In 2024 alone, the CFPB under Director Rohit Chopra finalized 24 rules and issued 27 enforcement actions. By contrast, under Acting Director Russ Vought, the CFPB finalized eight rules and issued a single enforcement action, while cutting staff and withdrawing 67 guidance documents. Not only was the CFPB’s regulatory output lower in 2025 than in 2024, but it also focused more on procedural adjustments and rescissions instead of the aggressive regulatory agenda pursued in 2024. This year‑over‑year change provides a clear lens through which to examine how CFPB policy and practice are evolving.
Why procedural rules matter
The last CFPB final rule for the 2025 calendar year is entitled Rules of Practice for Adjudication Proceedings. It sounds drier than a saltine cracker. Yet these seemingly mundane procedural rules have real consequences for consumers. Under the Biden administration, the CFPB director was given extensive authority over procedural decisions on timing and evidence that could influence outcomes and raise concerns about impartiality.
The 2025 update returns that decision-making authority to more neutral hearing officers, who are normally administrative law judges (ALJs). While the ALJ process is far from perfect, and while CEI has previously written about the importance of access to Article III courts for those accused of regulatory violations, concentrating authority for procedural decisions politicizes the process even further. Procedural fairness is vital because it reduces the likelihood of Bureau overreach or penalties that ultimately raise costs or restrict access to financial products.
At the same time, this predictability and restraint will help stabilize markets. When businesses can anticipate how enforcement cases will be handled, they are less likely to pull back from lending, raise prices, or limit products, all of which keep credit flowing and the financial marketplace functioning smoothly for consumers.

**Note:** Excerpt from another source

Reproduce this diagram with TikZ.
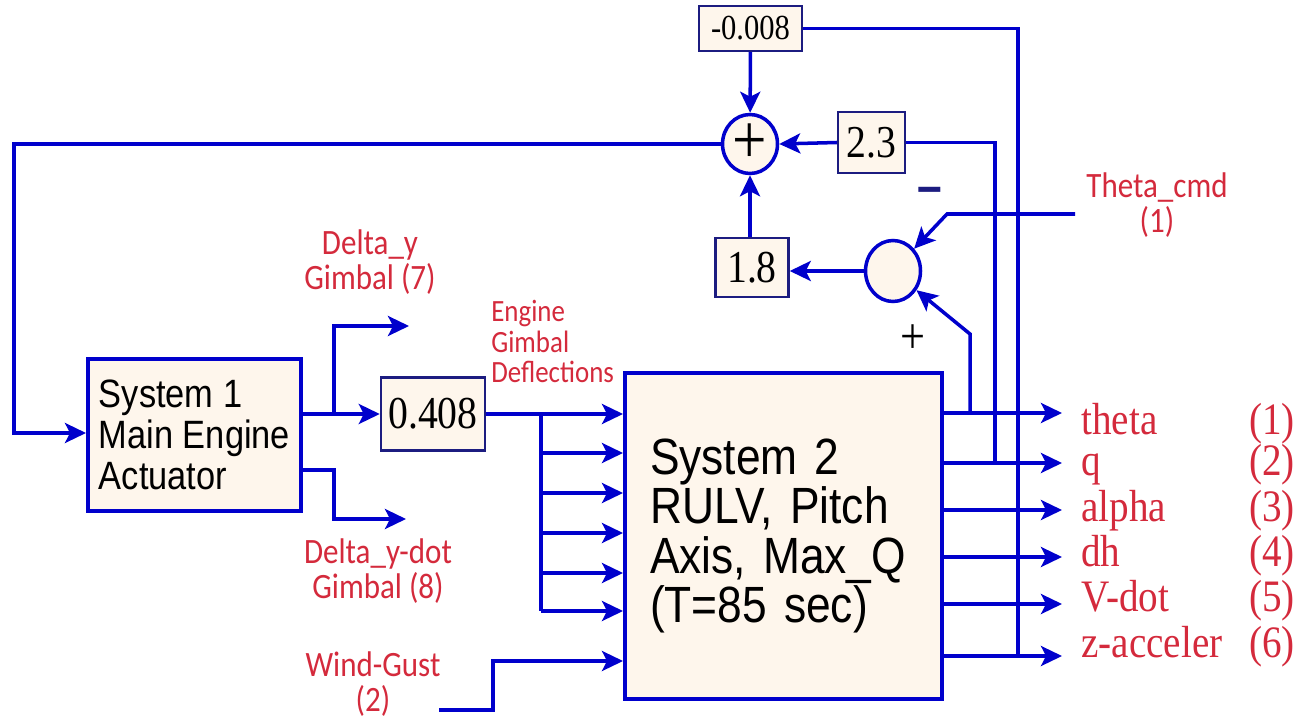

Cutting red tape: Rescinding the nonbank registry
In 2025, the CFPB took a small but noteworthy step toward regulatory restraint by rescinding the Registry of Nonbank Covered Persons requirement. In this context, nonbank firms are financial companies that offer credit or other financial services but are not traditional banks, such as online lenders, mortgage brokers, or payday lenders.
The previous requirement forced certain nonbank entities to be listed publicly if they had agency or court orders against them. Industry groups, such as the US Chamber of Commerce, argued that the CFPB’s nonbank registry imposed costs on firms without providing real benefits to consumers, noting that all the information it would disclose was already publicly available and unlikely to change consumer behavior. This rescission will eliminate the need for unnecessary reporting and administrative work. As a third-party analysis from the Small Business Administration shows, this rescission could save small businesses between $28.7 million and $143.4 million in compliance costs over the next decade.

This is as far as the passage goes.